In his thirtieth year, a broadly cultured cosmopolitan, Sumner returned to Boston, resolved to settle down to the practice of his profession. But gradually he devoted less of his time to practice and more to lecturing in the Harvard Law School, to editing court reports and to contributions to law journals, especially on historical and biographical lines, in which his erudition was unsurpassed. In his law practice he had disappointed himself and his friends, and he became despondent as to his future. It was in a 4th of July oration on “The True Grandeur of Nations,” delivered in Boston in 1845, that he first found himself. His oration was a tremendous arraignment of war, and an impassioned appeal for freedom and for peace, and proved him an orator of the first rank. He immediately became one of the most eagerly sought orators for the lyceum and college platform. His lofty themes and stately eloquence made a profound impression, especially upon young men; his platform presence was imposing, for he was six feet and four inches in height and of massive frame; his voice was clear and of great power; his gestures unconventional and individual, but vigorous and impressive.

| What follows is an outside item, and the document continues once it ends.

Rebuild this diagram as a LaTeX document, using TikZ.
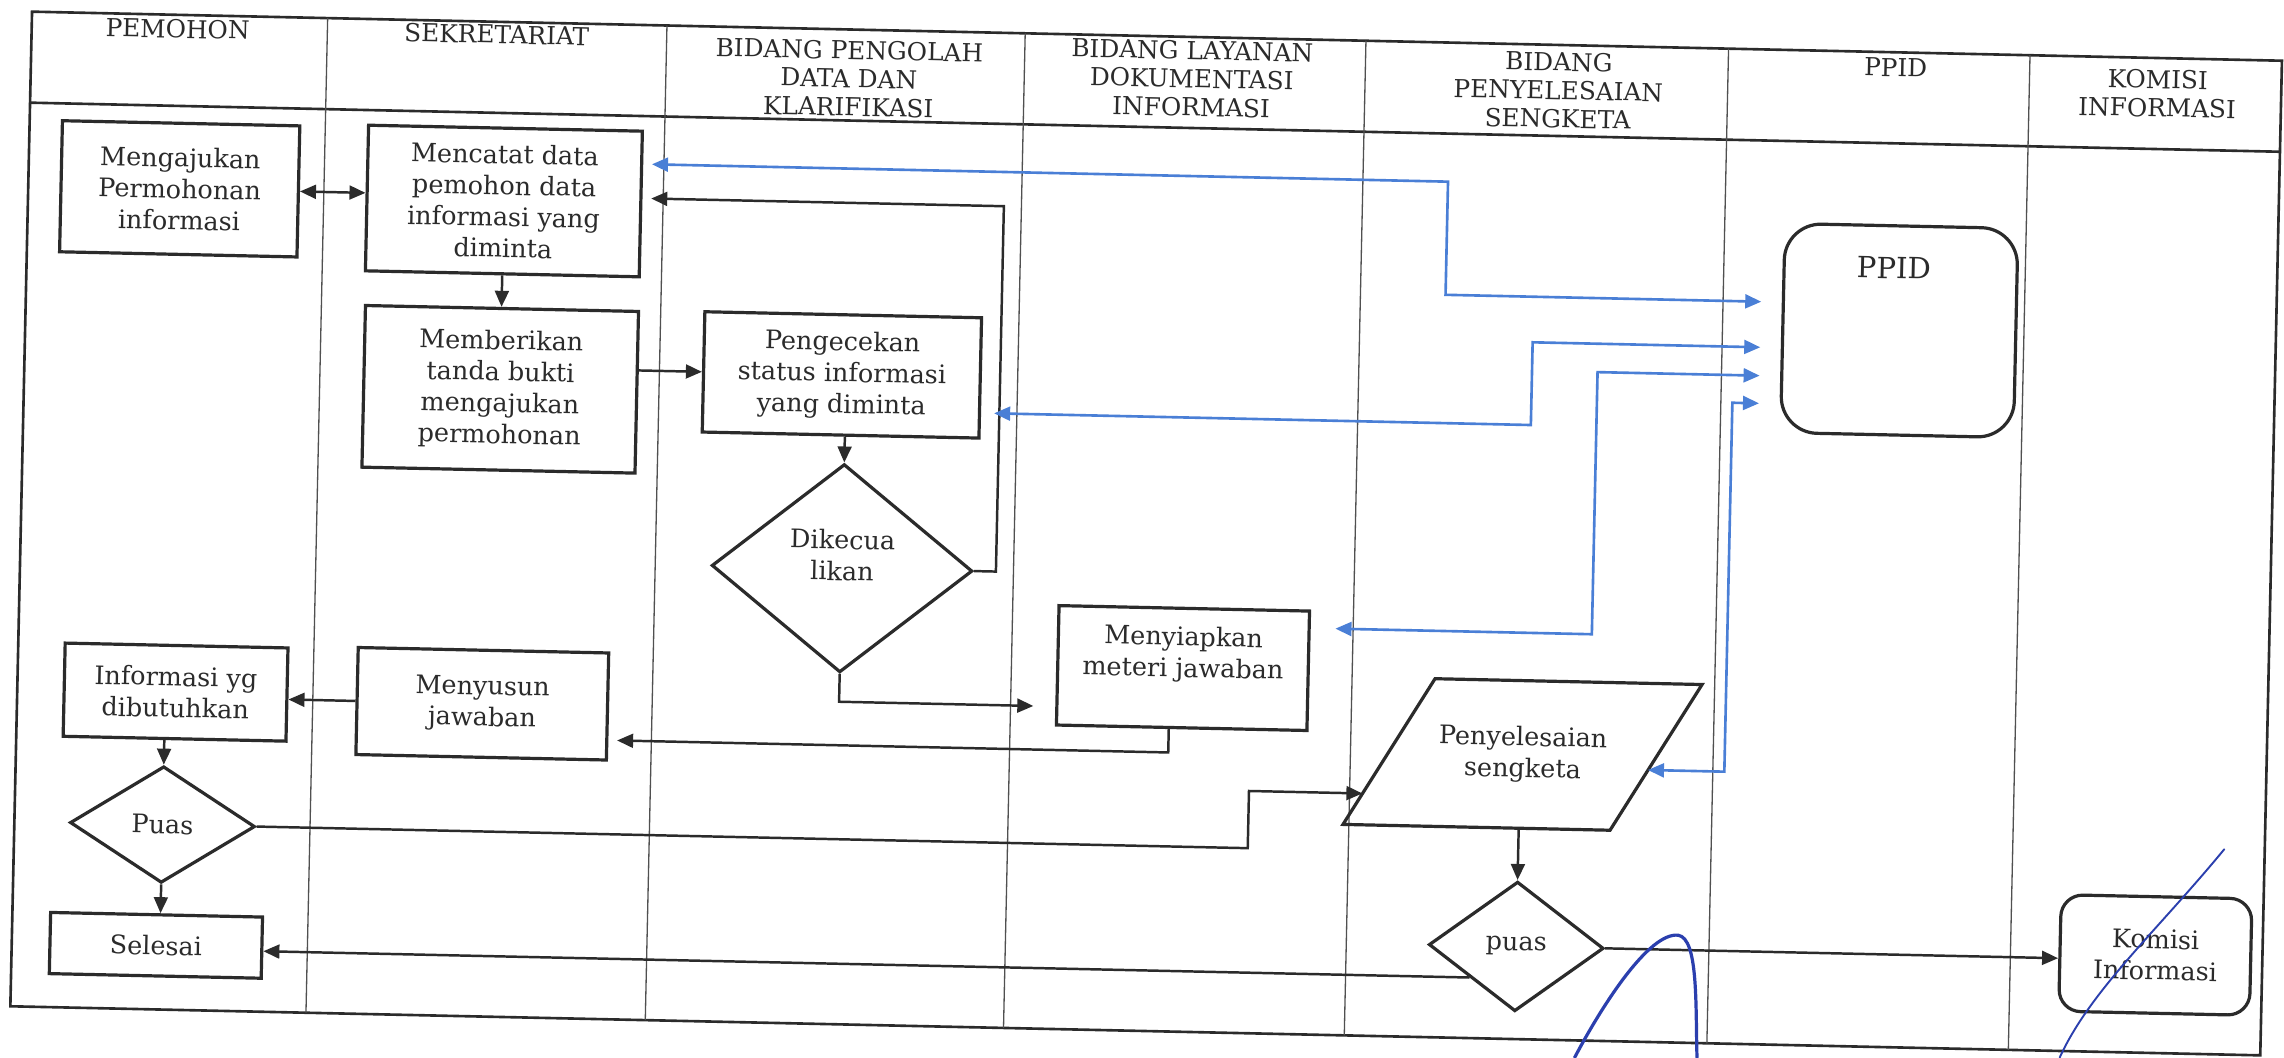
\documentclass[tikz,border=0pt]{standalone}
\usepackage{fontspec}
\setmainfont{DejaVu Serif}
\usetikzlibrary{arrows.meta,shapes.geometric,calc}
\definecolor{ink}{HTML}{2B2B2B}
\definecolor{laneln}{HTML}{505050}
\definecolor{cblue}{HTML}{4A7FD6}
\definecolor{sig}{HTML}{2B3FAE}
\newcommand{\mybody}{\fontsize{17.5}{21.5}\selectfont}
\newcommand{\myhead}{\fontsize{17}{19.5}\selectfont}
\newcommand{\mybig}{\fontsize{20}{24}\selectfont}
\begin{document}
\begin{tikzpicture}[x=1pt,y=-1pt,
  box/.style={draw=ink, line width=2.2pt, align=center, font=\mybody, text=ink, inner sep=0pt},
  dia/.style={box, shape=diamond},
  rbox/.style={box, rounded corners=#1},
  txt/.style={align=center, font=\mybody, text=ink, inner sep=0pt},
  hdr/.style={align=center, font=\myhead, text=ink, inner sep=0pt, anchor=north},
  shapeln/.style={draw=ink, line width=2.2pt, line join=miter},
  arr/.style={draw=ink, line width=1.7pt, -{Triangle[length=11pt,width=9.5pt]}},
  darr/.style={draw=ink, line width=1.7pt, {Triangle[length=11pt,width=9.5pt]}-{Triangle[length=11pt,width=9.5pt]}},
  bdarr/.style={draw=cblue, line width=1.8pt, {Triangle[length=11pt,width=9.5pt]}-{Triangle[length=11pt,width=9.5pt]}},
  frame/.style={draw=ink, line width=1.8pt},
  lanel/.style={draw=laneln, line width=0.9pt},
  pen/.style={draw=sig, line cap=round}]
\useasboundingbox (0,0) rectangle (1568,726);
\fill[white] (0,0) rectangle (1568,726);
\begin{scope}[shift={(22,8)}, rotate=-1.25, transform shape]
  % frame and lanes
  \draw[frame] (0,0) rectangle (1545,683);
  \draw[frame] (0,62.5) -- (1545,62.5);
  \foreach \x in {203,436,682,916,1165,1372} \draw[lanel] (\x,0) -- (\x,683);
  % headers
  \node[hdr] (h1) at (100.2,3) {PEMOHON};
  \node[hdr] (h2) at (319.3,2) {SEKRETARIAT};
  \node[hdr] (h3) at (561.6,7.5) {BIDANG PENGOLAH\\DATA DAN\\KLARIFIKASI};
  \node[hdr] (h4) at (797,2.5) {BIDANG LAYANAN\\DOKUMENTASI\\INFORMASI};
  \node[hdr] (h5) at (1048.8,5) {BIDANG\\PENYELESAIAN\\SENGKETA};
  \node[hdr] (h6) at (1280,4) {PPID};
  \node[hdr] (h7) at (1460,8) {KOMISI\\INFORMASI};
  % nodes
  \node[box, minimum width=163, minimum height=90] (aju) at (104,119.4) {Mengajukan\\Permohonan\\informasi};
  \node[box, minimum width=188, minimum height=100] (cat) at (326.7,122.9) {Mencatat data\\pemohon data\\informasi yang\\diminta};
  \node[box, minimum width=187.5, minimum height=111] (beri) at (327,252.2) {Memberikan\\tanda bukti\\mengajukan\\permohonan};
  \node[box, minimum width=190, minimum height=82.6] (cek) at (561.3,237.2) {Pengecekan\\status informasi\\yang diminta};
  \node[dia, minimum width=179, minimum height=143] (dik) at (564.3,369.9) {};
  \node[txt] (diktx) at (564.3,361) {Dikecua\\likan};
  \node[box, minimum width=172, minimum height=82] (siap) at (799.8,433.3) {};
  \node[txt] (siaptx) at (799.8,424) {Menyiapkan\\meteri jawaban};
  \node[box, minimum width=153, minimum height=64] (info) at (108.7,464.9) {Informasi yg\\dibutuhkan};
  \node[box, minimum width=172, minimum height=73.5] (susun) at (319.4,468.3) {Menyusun\\jawaban};
  \node[dia, minimum width=127, minimum height=80] (puas) at (101.7,556) {Puas};
  \node[box, minimum width=145.5, minimum height=42] (sel) at (99,639) {Selesai};
  \node[txt, minimum width=183, minimum height=101] (para) at (1034.3,487.6) {Penyelesaian\\sengketa};
  \coordinate (pTL) at ($(para.north west)!30.5pt!(para.north east)$);
  \coordinate (pTR) at ($(para.north east)!-30.5pt!(para.north west)$);
  \coordinate (pBR) at ($(para.south east)!30.5pt!(para.south west)$);
  \coordinate (pBL) at ($(para.south west)!-30.5pt!(para.south east)$);
  \draw[shapeln] (pTL) -- (pTR) -- (pBR) -- (pBL) -- cycle;
  \node[dia, minimum width=120, minimum height=89] (puas2) at (1032.7,619.4) {puas};
  \node[rbox=25pt, minimum width=160, minimum height=143.6] (ppid) at (1286.4,190.9) {};
  \node[txt, font=\mybig] (ppidtx) at (1281.8,148.1) {PPID};
  \node[rbox=15pt, minimum width=131, minimum height=80] (kom) at (1471.5,615.7) {Komisi\\Informasi};
  % helper points
  \coordinate (kend) at ($(pBL)!0.212!(pTL)$);
  \coordinate (b4end) at ($(pBR)!0.413!(pTR)$);
  \coordinate (p2pt) at ($(puas2.west)!0.485!(puas2.south)$);
  \coordinate (eup) at (670,119);
  \coordinate (fy) at (0,461.6);
  \coordinate (gpt) at (791,491.5);
  \coordinate (kx) at (847,0);
  \coordinate (b1a) at (974.5,95.5);
  \coordinate (b1b) at (974.5,173.2);
  \coordinate (b2a) at (1035,261.3);
  \coordinate (b2b) at (1035,204.5);
  \coordinate (b3a) at (1080,404);
  \coordinate (b3b) at (1080,224);
  \coordinate (b4a) at (1173,496.4);
  \coordinate (b4b) at (1173,243);
  % black connectors
  \draw[darr] (aju.east) -- (aju.east -| cat.west);
  \draw[arr] (cat.south) -- (cat.south |- beri.north);
  \draw[arr] (beri.east |- cek.west) -- (cek.west);
  \draw[arr] (dik.north |- cek.south) -- (dik.north);
  \draw[arr, shorten >=6pt] (dik.east) -| (eup) -- (eup -| cat.east);
  \draw[arr, shorten >=15pt] (dik.south) |- (fy -| siap.west);
  \draw[arr, shorten >=6pt] (gpt |- siap.south) |- (susun.east |- gpt);
  \draw[arr] (susun.west) -- (susun.west -| info.east);
  \draw[arr] (puas.north |- info.south) -- (puas.north);
  \draw[arr] (puas.south) -- (puas.south |- sel.north);
  \draw[arr] (puas.east) -| (kx |- kend) -- (kend);
  \draw[arr] (puas2.north |- para.south) -- (puas2.north);
  \draw[arr] (p2pt) -- (p2pt -| sel.east);
  \draw[arr] (puas2.east) -- (puas2.east -| kom.west);
  % blue connectors
  \draw[bdarr, shorten <=6pt, shorten >=14pt] (b1a -| cat.east) -- (b1a) -- (b1b) -- (b1b -| ppid.west);
  \draw[bdarr, shorten <=9pt, shorten >=14pt] (b2a -| cek.east) -- (b2a) -- (b2b) -- (b2b -| ppid.west);
  \draw[bdarr, shorten <=17pt, shorten >=14pt] (b3a -| siap.east) -- (b3a) -- (b3b) -- (b3b -| ppid.west);
  \draw[bdarr, shorten >=14pt] (b4end) -- (b4end -| b4a) -- (b4b) -- (b4b -| ppid.west);
\end{scope}
% pen strokes
\draw[pen, line width=2.2pt] (1081,726) .. controls (1100,690) and (1132,640) .. (1152,642) .. controls (1166,644) and (1164,690) .. (1165,726);
\draw[pen, line width=1.3pt] (1527,583) .. controls (1480,640) and (1435,680) .. (1414,726);
\end{tikzpicture}
\end{document}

His literary style was somewhat florid. Many of his speeches were monuments of erudition, but the wealth of detail, of allusion, and of quotation, often from the Greek and Latin, sometimes detracted from their effect.
Sumner co-operated effectively with Horace Mann for the improvement of the system of public education in Massachusetts. Prison reform and peace were other causes to which he gave ardent support. In 1847 the vigour with which Sumner denounced a Boston congressman’s vote in favour of the Mexican War Bill made him the logical leader of the “Conscience Whigs,” but he declined to accept their nomination for Congress. He took an active part in the organizing of the Free Soil party, in revolt at the Whigs' nomination of a slave-holding southerner for the presidency; and in 1848 was defeated as a candidate for the national House of Representatives. In 1851 control of the Massachusetts legislature was secured by the Democrats in coalition with the Free Soilers, but after filling the state offices with their own men, the Democrats refused to vote for Sumner, the Free Soilers' choice for United States senator, and urged the selection of some less radical candidate. A deadlock of more than three months ensued, finally resulting in the election (April 24) of Sumner by a majority of a single vote.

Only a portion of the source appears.